### Problem requirements
Can you output, word for word, the lines between the one holding "Write the seaborn" and the one holding "0.201, 0.162, 0.128, 0.098, 0.082]", inclusive, leaving out any pictures?

### Dataset rows
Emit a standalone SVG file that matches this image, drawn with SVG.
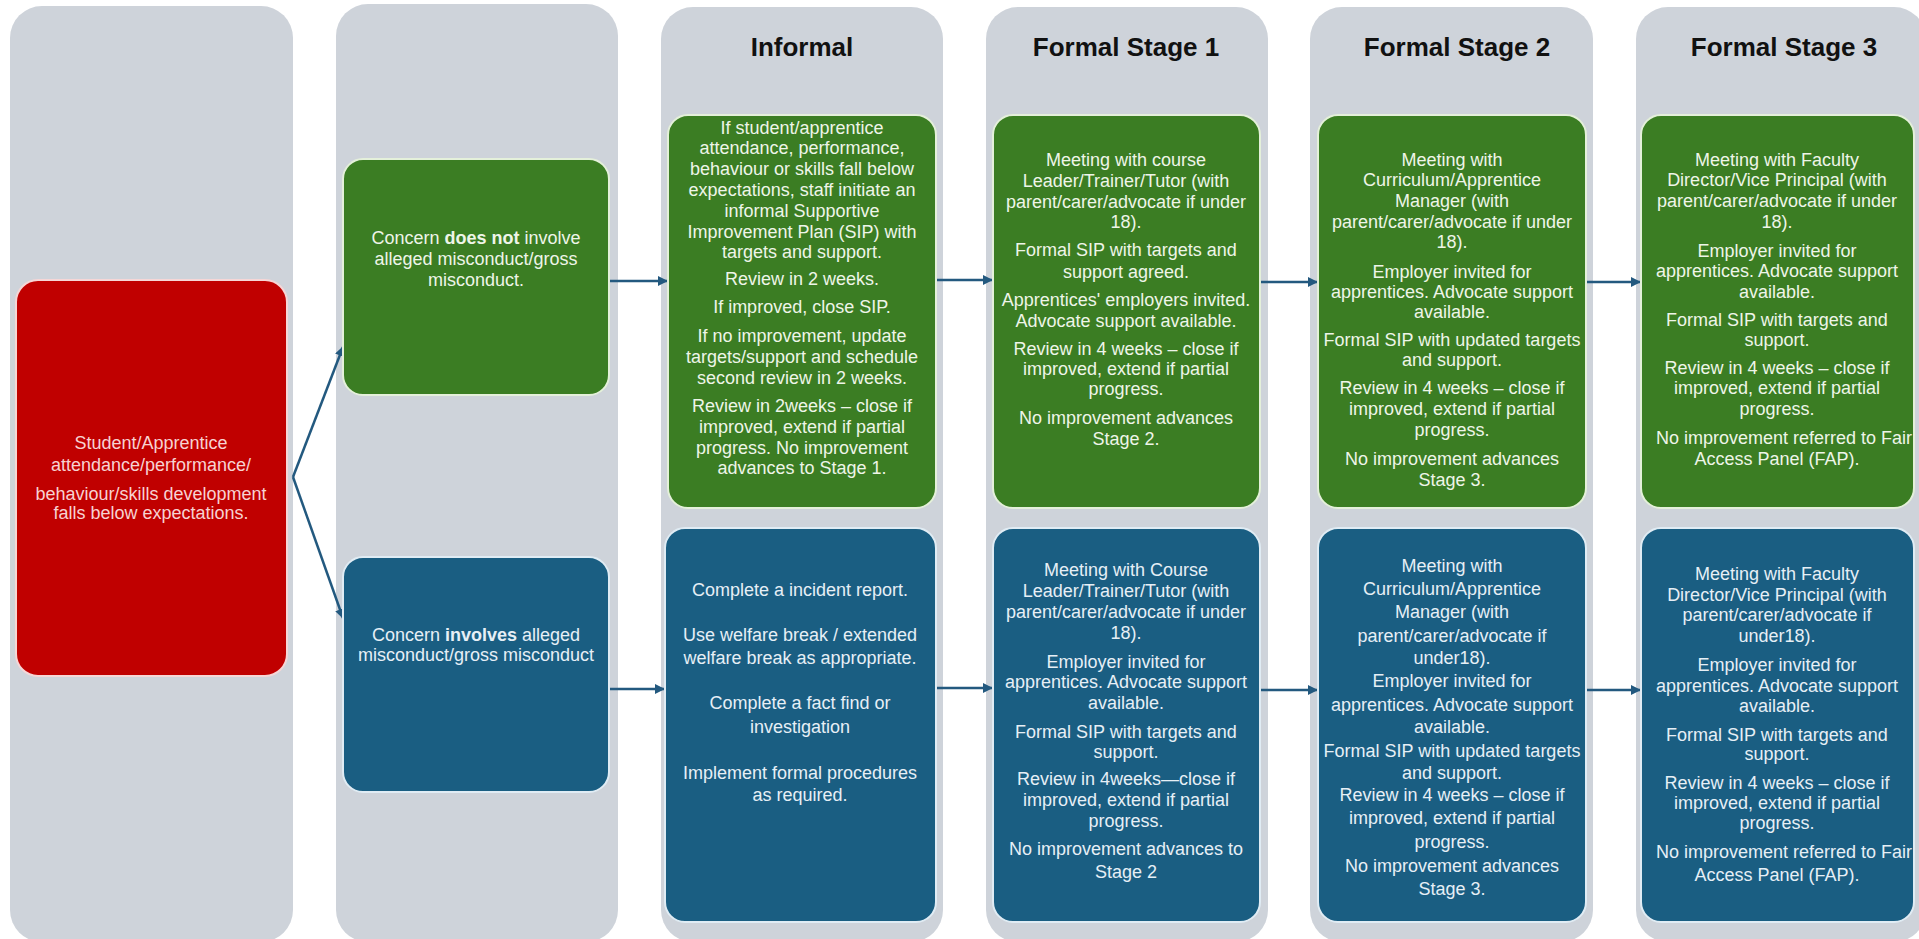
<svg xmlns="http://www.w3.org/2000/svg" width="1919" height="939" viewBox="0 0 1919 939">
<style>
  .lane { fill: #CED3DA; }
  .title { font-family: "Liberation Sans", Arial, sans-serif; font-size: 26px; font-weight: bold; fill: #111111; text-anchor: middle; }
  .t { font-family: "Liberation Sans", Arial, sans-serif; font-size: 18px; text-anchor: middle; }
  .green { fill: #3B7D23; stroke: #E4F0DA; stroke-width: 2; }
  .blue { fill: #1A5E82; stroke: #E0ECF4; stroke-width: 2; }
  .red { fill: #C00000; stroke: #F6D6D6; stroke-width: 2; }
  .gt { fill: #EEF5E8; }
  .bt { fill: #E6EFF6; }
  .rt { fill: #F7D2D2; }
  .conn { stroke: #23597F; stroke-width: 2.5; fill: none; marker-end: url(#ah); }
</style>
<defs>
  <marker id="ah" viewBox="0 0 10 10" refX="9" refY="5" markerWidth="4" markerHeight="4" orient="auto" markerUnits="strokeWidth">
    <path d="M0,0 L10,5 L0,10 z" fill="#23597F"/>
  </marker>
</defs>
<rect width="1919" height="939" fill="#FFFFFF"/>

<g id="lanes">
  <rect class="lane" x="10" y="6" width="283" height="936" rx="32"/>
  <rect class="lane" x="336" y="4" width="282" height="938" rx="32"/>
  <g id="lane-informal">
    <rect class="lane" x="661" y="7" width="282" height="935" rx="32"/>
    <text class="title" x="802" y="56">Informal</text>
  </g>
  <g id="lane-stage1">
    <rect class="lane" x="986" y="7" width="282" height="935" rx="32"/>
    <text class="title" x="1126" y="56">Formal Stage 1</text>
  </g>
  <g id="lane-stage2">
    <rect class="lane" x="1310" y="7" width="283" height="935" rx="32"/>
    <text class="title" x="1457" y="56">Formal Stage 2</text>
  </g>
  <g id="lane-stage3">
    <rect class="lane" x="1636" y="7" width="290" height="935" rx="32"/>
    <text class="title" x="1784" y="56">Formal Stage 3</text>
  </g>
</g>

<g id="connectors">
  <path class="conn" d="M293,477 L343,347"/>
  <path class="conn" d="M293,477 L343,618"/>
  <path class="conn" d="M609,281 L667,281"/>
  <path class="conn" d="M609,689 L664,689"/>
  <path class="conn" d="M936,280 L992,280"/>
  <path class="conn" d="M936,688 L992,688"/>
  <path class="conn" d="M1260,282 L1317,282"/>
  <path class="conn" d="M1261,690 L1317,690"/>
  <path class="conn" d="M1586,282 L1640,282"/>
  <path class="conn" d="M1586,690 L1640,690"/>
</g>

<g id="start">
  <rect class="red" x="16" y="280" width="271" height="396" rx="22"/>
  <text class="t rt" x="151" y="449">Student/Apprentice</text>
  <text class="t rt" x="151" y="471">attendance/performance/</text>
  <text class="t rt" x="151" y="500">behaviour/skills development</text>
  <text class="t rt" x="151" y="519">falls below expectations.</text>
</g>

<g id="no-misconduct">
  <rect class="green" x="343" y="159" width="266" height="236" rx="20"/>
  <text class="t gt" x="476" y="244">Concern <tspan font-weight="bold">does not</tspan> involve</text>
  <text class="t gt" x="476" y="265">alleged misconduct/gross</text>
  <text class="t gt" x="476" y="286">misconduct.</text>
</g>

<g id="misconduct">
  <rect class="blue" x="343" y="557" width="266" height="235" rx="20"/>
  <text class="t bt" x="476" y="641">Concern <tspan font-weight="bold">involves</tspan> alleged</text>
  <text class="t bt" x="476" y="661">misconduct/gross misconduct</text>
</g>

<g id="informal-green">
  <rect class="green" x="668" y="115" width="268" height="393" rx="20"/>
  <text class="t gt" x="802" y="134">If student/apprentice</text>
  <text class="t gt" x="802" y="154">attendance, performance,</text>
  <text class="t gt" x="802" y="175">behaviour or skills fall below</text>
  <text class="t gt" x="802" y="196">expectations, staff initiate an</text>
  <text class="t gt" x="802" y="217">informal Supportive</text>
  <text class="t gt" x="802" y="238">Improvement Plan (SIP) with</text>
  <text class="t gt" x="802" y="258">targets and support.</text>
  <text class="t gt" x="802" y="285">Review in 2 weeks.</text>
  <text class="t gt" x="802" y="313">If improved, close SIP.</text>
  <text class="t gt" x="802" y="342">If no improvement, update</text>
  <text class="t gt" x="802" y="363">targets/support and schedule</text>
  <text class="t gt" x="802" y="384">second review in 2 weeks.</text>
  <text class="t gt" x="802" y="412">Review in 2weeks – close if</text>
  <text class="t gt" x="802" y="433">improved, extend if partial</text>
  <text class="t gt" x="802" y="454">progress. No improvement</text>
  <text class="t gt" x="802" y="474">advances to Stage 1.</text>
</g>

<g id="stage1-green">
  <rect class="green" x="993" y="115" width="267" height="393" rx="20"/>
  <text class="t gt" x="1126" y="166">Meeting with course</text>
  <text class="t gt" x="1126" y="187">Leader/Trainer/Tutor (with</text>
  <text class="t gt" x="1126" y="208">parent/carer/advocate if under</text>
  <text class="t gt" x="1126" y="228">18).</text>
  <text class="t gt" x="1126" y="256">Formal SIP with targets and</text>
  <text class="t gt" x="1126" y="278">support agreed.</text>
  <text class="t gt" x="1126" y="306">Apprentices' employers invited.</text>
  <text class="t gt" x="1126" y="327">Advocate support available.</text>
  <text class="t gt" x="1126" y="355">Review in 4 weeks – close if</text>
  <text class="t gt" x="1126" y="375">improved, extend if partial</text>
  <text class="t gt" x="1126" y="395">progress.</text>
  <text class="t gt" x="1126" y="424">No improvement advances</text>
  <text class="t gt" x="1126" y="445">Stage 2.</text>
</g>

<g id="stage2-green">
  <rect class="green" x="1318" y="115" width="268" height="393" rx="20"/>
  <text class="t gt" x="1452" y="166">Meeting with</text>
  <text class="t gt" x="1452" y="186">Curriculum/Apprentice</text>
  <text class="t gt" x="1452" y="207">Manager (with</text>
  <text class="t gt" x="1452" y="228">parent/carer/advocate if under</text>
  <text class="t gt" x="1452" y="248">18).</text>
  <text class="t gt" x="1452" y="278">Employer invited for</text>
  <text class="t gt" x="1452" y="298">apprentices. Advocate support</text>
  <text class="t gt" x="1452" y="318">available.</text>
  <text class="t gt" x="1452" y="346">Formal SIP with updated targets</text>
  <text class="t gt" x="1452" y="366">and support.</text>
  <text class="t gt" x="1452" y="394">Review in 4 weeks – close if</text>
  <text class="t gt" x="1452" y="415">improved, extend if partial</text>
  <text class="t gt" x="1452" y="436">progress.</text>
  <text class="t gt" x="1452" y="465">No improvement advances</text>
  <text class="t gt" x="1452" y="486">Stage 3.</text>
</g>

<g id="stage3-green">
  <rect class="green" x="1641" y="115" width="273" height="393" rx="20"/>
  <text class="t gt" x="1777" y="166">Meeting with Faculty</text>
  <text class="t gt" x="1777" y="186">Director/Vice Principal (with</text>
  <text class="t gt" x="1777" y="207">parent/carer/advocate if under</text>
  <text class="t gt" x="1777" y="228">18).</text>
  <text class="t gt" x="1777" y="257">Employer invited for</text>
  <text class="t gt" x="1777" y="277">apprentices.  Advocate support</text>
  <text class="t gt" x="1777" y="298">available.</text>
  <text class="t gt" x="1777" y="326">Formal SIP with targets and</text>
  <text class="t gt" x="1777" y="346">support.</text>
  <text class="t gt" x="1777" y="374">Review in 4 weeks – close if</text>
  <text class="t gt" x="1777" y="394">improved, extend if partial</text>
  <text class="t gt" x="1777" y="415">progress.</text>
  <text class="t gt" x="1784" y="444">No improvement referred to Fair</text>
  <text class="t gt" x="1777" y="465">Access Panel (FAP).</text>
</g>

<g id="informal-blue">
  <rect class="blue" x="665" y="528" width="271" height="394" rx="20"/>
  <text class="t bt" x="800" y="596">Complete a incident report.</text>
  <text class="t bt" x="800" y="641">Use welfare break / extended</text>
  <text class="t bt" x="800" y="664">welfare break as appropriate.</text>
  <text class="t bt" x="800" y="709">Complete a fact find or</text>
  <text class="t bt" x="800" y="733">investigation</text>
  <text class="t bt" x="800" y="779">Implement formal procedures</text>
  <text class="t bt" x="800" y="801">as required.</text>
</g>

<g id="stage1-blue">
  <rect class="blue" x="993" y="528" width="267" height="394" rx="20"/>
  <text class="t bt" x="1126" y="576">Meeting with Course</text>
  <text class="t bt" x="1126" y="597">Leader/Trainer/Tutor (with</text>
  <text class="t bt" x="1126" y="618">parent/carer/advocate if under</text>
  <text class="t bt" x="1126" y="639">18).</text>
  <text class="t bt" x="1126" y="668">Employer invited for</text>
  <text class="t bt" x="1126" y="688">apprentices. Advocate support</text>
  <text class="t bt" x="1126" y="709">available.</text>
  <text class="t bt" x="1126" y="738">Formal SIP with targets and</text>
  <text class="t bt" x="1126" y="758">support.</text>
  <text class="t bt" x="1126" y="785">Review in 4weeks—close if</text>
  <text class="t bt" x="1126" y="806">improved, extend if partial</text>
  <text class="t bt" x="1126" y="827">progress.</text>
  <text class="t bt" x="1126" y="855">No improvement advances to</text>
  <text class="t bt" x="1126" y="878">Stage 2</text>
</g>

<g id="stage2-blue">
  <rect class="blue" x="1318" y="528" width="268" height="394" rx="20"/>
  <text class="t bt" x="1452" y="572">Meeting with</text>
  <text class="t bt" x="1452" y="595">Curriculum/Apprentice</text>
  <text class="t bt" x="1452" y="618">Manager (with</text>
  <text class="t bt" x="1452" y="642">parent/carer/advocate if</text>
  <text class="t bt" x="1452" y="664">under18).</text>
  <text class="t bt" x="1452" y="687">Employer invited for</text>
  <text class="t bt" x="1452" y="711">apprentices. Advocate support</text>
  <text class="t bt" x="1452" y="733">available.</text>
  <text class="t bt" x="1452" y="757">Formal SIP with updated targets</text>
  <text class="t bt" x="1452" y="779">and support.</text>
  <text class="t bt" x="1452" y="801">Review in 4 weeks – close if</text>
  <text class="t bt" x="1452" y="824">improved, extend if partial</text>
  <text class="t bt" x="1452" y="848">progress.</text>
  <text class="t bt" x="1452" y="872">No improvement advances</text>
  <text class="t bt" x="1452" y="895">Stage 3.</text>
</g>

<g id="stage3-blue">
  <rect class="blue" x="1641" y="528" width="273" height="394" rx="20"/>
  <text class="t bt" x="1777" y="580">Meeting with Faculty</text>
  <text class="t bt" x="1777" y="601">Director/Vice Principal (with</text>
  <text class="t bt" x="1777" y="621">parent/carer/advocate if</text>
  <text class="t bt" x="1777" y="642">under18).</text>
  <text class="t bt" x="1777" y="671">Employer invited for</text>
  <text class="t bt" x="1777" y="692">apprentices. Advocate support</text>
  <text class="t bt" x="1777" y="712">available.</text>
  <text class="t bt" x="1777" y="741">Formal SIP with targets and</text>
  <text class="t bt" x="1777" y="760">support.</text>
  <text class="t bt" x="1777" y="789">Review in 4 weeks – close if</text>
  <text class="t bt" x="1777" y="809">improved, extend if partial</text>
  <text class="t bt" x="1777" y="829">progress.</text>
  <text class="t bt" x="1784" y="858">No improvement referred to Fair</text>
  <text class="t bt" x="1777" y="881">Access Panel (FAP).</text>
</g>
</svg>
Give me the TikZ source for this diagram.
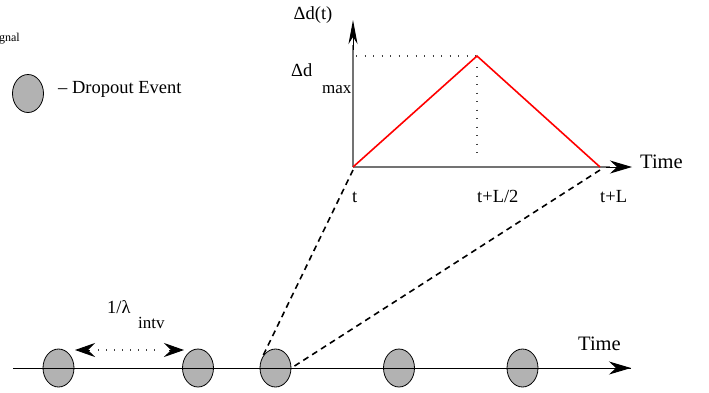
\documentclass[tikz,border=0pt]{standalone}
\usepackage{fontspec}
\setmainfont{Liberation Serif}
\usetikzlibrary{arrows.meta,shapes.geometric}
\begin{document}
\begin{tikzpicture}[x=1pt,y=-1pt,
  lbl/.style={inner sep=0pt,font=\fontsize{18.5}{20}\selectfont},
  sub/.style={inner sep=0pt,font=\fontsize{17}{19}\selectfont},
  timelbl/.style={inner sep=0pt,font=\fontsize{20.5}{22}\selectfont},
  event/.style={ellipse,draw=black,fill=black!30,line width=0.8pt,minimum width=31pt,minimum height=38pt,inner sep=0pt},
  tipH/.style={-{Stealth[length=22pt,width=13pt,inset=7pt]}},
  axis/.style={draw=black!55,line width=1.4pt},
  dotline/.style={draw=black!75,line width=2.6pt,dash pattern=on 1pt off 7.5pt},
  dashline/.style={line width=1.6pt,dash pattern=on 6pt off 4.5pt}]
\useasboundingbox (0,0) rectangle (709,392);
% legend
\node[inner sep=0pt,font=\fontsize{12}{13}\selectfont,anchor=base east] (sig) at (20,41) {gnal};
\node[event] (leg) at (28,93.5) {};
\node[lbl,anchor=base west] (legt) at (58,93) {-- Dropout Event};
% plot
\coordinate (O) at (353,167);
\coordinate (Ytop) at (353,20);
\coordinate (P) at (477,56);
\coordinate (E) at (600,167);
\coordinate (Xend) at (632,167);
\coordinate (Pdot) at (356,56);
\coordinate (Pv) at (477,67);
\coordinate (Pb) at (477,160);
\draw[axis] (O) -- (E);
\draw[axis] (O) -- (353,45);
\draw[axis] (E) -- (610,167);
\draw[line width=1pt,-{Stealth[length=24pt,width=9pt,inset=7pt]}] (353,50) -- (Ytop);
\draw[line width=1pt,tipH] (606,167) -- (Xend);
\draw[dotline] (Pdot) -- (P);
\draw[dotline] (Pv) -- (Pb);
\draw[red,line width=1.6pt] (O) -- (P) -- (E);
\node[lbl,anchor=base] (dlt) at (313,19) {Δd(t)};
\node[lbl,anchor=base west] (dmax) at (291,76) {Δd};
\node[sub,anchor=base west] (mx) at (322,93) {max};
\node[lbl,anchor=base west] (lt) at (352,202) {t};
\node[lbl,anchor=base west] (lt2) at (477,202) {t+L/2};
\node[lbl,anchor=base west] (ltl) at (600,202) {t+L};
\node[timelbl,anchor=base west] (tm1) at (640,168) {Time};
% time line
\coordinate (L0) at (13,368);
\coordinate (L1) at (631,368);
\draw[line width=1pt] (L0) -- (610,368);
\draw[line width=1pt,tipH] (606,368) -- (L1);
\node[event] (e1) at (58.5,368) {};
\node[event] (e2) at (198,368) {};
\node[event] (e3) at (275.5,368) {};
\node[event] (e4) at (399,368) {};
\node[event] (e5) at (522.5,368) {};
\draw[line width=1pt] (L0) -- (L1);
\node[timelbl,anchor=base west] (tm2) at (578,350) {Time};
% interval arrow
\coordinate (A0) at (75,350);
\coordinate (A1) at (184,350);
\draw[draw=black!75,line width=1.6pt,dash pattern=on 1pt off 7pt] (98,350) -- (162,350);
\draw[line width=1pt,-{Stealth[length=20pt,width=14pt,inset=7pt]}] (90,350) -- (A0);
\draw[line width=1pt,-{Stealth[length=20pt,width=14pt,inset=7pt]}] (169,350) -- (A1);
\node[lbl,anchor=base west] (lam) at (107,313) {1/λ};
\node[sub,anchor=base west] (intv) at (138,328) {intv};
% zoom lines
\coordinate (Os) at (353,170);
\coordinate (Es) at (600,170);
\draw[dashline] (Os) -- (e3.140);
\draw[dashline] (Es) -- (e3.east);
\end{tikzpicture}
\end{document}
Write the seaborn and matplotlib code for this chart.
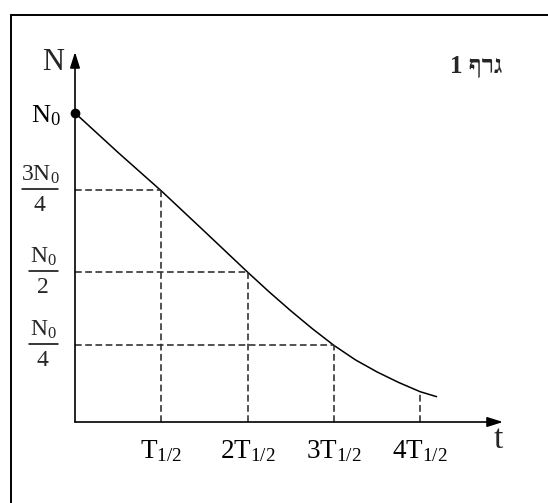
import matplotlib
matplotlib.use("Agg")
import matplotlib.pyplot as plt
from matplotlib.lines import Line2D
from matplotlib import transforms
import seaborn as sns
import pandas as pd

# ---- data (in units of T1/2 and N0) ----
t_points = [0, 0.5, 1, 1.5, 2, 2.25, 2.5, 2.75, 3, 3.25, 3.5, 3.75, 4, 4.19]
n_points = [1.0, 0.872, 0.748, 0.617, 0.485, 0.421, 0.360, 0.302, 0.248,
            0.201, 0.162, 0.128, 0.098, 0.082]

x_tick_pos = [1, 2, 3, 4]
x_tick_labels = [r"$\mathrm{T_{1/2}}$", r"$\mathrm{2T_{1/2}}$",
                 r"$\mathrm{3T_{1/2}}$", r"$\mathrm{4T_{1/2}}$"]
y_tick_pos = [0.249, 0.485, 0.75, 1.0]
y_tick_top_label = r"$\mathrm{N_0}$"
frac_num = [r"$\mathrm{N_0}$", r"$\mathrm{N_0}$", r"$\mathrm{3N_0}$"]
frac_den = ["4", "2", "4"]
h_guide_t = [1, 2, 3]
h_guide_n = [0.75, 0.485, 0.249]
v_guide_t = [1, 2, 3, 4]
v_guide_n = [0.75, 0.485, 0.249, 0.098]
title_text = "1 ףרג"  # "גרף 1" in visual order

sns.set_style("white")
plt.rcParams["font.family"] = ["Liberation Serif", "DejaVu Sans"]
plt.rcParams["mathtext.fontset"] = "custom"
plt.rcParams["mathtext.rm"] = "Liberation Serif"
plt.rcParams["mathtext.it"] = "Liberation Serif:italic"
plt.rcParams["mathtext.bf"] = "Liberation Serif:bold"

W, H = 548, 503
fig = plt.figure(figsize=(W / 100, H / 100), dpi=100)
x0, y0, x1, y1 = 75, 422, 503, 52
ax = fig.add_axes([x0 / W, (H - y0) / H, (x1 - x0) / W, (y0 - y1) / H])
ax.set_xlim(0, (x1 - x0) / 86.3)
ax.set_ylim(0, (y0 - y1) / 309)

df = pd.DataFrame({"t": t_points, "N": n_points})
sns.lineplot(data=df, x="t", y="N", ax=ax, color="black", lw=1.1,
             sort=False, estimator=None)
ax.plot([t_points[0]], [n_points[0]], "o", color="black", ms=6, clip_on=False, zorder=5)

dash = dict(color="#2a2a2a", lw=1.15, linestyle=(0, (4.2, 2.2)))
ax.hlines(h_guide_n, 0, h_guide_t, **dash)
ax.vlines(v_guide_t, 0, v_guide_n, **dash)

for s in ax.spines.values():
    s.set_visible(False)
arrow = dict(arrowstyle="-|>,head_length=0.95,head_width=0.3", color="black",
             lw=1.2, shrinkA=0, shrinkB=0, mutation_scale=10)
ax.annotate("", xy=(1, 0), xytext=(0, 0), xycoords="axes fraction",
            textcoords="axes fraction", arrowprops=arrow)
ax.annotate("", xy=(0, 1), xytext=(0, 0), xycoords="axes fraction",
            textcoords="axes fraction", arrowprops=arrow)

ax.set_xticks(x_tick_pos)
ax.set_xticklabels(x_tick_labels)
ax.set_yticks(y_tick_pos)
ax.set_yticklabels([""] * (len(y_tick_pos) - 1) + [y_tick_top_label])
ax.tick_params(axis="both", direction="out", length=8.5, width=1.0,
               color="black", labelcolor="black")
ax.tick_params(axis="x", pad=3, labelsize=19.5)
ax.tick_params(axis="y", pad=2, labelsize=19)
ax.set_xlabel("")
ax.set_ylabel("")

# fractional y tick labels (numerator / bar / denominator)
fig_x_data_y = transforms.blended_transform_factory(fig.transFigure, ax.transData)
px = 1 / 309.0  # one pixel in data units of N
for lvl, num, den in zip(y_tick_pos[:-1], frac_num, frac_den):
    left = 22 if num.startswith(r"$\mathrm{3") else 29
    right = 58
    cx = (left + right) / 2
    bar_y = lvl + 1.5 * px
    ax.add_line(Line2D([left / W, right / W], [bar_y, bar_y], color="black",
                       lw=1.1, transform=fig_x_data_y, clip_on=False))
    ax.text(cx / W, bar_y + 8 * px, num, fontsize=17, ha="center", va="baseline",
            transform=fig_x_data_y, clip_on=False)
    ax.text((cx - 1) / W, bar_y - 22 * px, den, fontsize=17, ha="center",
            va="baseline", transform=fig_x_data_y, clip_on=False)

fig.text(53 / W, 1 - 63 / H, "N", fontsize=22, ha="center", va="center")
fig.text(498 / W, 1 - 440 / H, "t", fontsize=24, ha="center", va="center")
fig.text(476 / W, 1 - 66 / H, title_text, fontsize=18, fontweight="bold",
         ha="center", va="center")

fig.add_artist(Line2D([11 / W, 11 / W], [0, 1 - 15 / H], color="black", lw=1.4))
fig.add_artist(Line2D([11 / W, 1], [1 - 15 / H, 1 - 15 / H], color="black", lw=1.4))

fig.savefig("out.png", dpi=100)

### Worked solution
Write the seaborn and matplotlib code for this chart.
import matplotlib
matplotlib.use("Agg")
import matplotlib.pyplot as plt
from matplotlib.lines import Line2D
from matplotlib import transforms
import seaborn as sns
import pandas as pd

# ---- data (in units of T1/2 and N0) ----
t_points = [0, 0.5, 1, 1.5, 2, 2.25, 2.5, 2.75, 3, 3.25, 3.5, 3.75, 4, 4.19]
n_points = [1.0, 0.872, 0.748, 0.617, 0.485, 0.421, 0.360, 0.302, 0.248,
            0.201, 0.162, 0.128, 0.098, 0.082]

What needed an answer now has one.